US and Canadian forces join hands to establish a task force at Detroit-Windsor border

The United States Immigration and Customs Enforcement (ICE) has established a joint task force to keep gang-related activities from crossing the U.S.-Canada border at Windsor, Ont.
Windsor police chief Gary Smith was in Detroit to announce a new, US-Canada task force to monitor the Detroit-Windsor border. The Border Enforcement Security Task Force, or BEST, comprises law enforcement officers at the federal, state and local levels in the U.S. and the Royal Canadian Mounted Police, Canada Border Services Agency, Ontario Provincial Police and Windsor Police Service in Canada.
Together, the agents will cover about 1,160 kilometres of the US-Canada border.

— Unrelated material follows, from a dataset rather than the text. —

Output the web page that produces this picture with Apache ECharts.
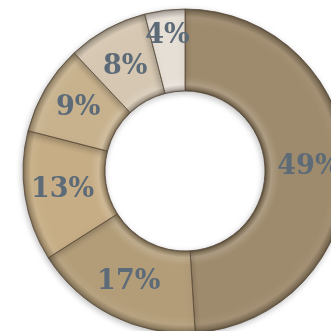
<!DOCTYPE html>
<html><head><meta charset="utf-8">
<script src="https://cdn.jsdelivr.net/npm/echarts@6/dist/echarts.min.js"></script>
<style>html,body{margin:0;padding:0;background:#fff}#c{width:331px;height:331px}</style>
</head><body><div id="c"></div>
<script>
var categories = ['A','B','C','D','E','F'];
var values = [49, 17, 13, 9, 8, 4];
var baseColors = ['#9e8a6c', '#b39d79', '#c6ad85', '#c8b28e', '#d5c7b1', '#e6dfd6'];

var CX = 185, CY = 171, R0 = 80, R1 = 162;
function shade(hex, f) {
  var n = parseInt(hex.slice(1), 16);
  var r = (n >> 16) & 255, g = (n >> 8) & 255, b = n & 255;
  function m(c) { return Math.max(0, Math.min(255, Math.round(f < 0 ? c * (1 + f) : c + (255 - c) * f))); }
  return 'rgb(' + m(r) + ',' + m(g) + ',' + m(b) + ')';
}
function grad(hex) {
  var k = R0 / R1;
  return {
    type: 'radial', x: CX, y: CY, r: R1, global: true,
    colorStops: [
      {offset: 0, color: shade(hex, -0.45)},
      {offset: k, color: shade(hex, -0.45)},
      {offset: k + 0.012, color: shade(hex, -0.2)},
      {offset: k + 0.04, color: shade(hex, 0.15)},
      {offset: k + 0.09, color: hex},
      {offset: 0.9, color: hex},
      {offset: 0.95, color: shade(hex, 0.06)},
      {offset: 0.985, color: shade(hex, -0.2)},
      {offset: 1, color: shade(hex, -0.4)}
    ]
  };
}
var data = categories.map(function (c, i) {
  var d = { name: c, value: values[i], itemStyle: { color: grad(baseColors[i]) } };
  if (i === values.length - 1) d.label = { offset: [-2, -12] };
  if (i === values.length - 2) d.label = { offset: [0, 5] };
  return d;
});
var chart = echarts.init(document.getElementById('c'));
chart.setOption({
  animation: false,
  series: [{
    type: 'pie',
    center: [CX, CY],
    radius: [R0, R1],
    startAngle: 90,
    clockwise: true,
    avoidLabelOverlap: false,
    minShowLabelAngle: 0,
    labelLayout: { hideOverlap: false },
    data: data,
    itemStyle: { borderColor: '#5a4a38', borderWidth: 0.8, shadowBlur: 6, shadowColor: 'rgba(0,0,0,0.25)', shadowOffsetX: -1, shadowOffsetY: 2 },
    label: {
      show: true, position: 'inside',
      formatter: function (p) { return p.value + '%'; },
      color: '#5d6a77',
      fontFamily: 'DejaVu Serif', fontWeight: 'bold', fontSize: 27
    },
    labelLine: { show: false },
    emphasis: { disabled: true }
  }]
});
</script></body></html>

"The BEST's mission is clear — to collaboratively identify and disrupt transnational criminal organizations exploiting our shared border," Brian Moskowitz, special agent in charge of ICE's office of investigations in Michigan and Ohio, said in Detroit.

Its focus includes:
National security and terrorist threats.
Human smuggling and trafficking.
Contraband smuggling.
Bulk cash smuggling.
Money laundering.
Transnational gang activities exploiting the border region.

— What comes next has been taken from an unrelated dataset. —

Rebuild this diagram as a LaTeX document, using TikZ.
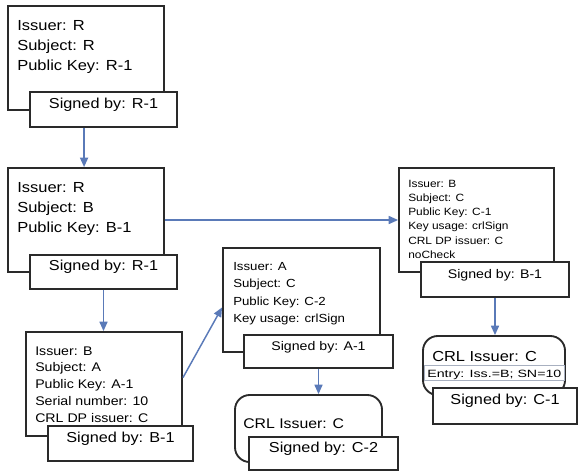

BEST good news for Windsor

In the past, law enforcement in both countries has faced hurdles caused by bureaucratic red tape. In the new scenario, Windsor police will assign one constable to work in the BEST office in Detroit to streamline communication between both jurisdictions and make it "a little bit smoother," said Windsor police Chief Gary Smith.
"If they call us and say 'We have a person going to this area. Can you check that out? Can you do a surveillance? Can you put some intelligence out there?' we can do that rather than them going through Washington, through Ottawa, and coming back down," Smith said. "Timing is everything."

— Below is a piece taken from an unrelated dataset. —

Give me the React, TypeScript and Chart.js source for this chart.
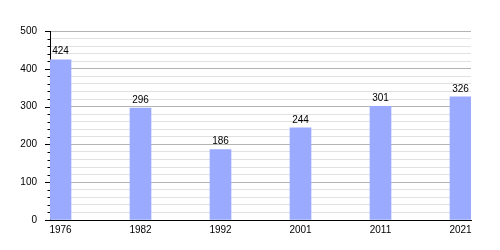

"Now we're not slowing down at the port of entry to try to figure out 'Alright, who can we call at OPP or Windsor or RCMP or CBSA?'," Moskowitz said. "They're there, and those things can happen in real time."
Windsor Mayor Eddie Francis, who on Oct. 1 called Windsor "a conduit for guns" because of its proximity to the U.S. border, praised the new task force, calling the co-ordinated enforcement a positive development.
"The issues that we've been dealing with on border cities clearly identifies that guns, gangs and drugs don't recognize a border," Francis said.
Detroit's BEST is the 17th in the U.S. and the third on the northern border. There are three BESTs each in Texas, California and Arizona, two in New Mexico and New York, and one each in Florida, Washington and Mexico City.
In fiscal 2008, BEST teams seized 23,777 kilograms of marijuana, 818 kilograms of cocaine and 386 kilograms of ecstasy, as well as 432 weapons and more than $8.8 million US, according to a press release.